The company announced Wednesday (June 24) the implementation of Visa Cloud Connect in the Asia-Pacific (APAC) region, allowing companies to access Visa’s VisaNet global payment network via a cloud-based infrastructure.
“For Thredd, the implementation is part of a wider shift away from traditional data centre hardware toward end-to-end cloud-native infrastructure, including direct cloud connectivity into the network,” the company said in a news release.
“This reduces reliance on third-party intermediaries and gives Thredd greater control over the performance, monitoring and resilience of its platform.”
Damien Gough, head of APAC at Thredd, noted that the pace of change happening in areas like AI, agentic commerce, and multi-rail payments means that infrastructure needs to be able to quickly evolve along with changing consumer behavior, regulatory requirements and new types of commerce.
“Visa Cloud Connect helps position us to support that shift with a more modern, resilient and operationally flexible connectivity model across the region,” he said.
The new connection supports Thredd’s hosted model in Asia Pacific, letting FinTechs, digital banks and other digital-first businesses to leverage Thredd-managed infrastructure without needing to develop and maintain their own direct environment.
“This model is particularly well suited for organisations prioritizing speed of execution, simplified deployment and access to Thredd’s regional operating infrastructure,” the release added.
Thredd signed an agreement to connect with VCC last year, saying it would eliminate the need for multiple regional integrations and will help its customers enter new geographies.
PYMNTS collaborated with Thredd on a recent edition of “The ABCs of AI Credit: A Playbook for Issuers,” which examined the role artificial intelligence (AI) agents are playing in a shift in credit/payment decision-making.

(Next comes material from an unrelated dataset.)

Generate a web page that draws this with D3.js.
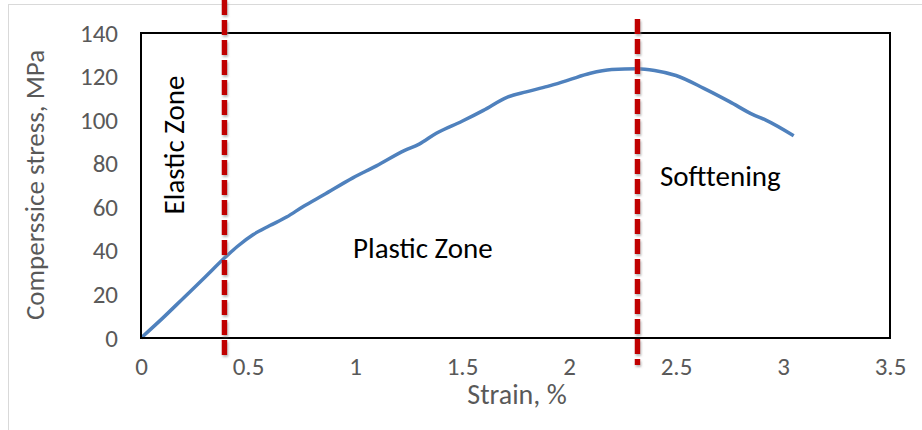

“Rather than acting as gatekeepers, these agents function as a cognitive layer embedded directly into payment flows, evaluating transactions in milliseconds using behavioral signals and real-time data,” PYMNTS wrote earlier this year. “This enables more adaptive, context-aware transaction intelligence.”
This has had an immediate impact on issuer performance. Traditional fraud controls often halt legitimate transactions that fall outside predefined patterns, causing false declines and lost revenue. AI agents look at a broader set of signals to separate genuine behavioral changes from high-risk activity, boosting authorization rates while preventing fraud.
“Just as important, they introduce flexibility into transaction logic,” the report added. “Instead of a binary ‘yes’ or ‘no,’ issuers can trigger real-time alerts, adjust limits dynamically or step up verification when needed—balancing security with a smoother customer experience.”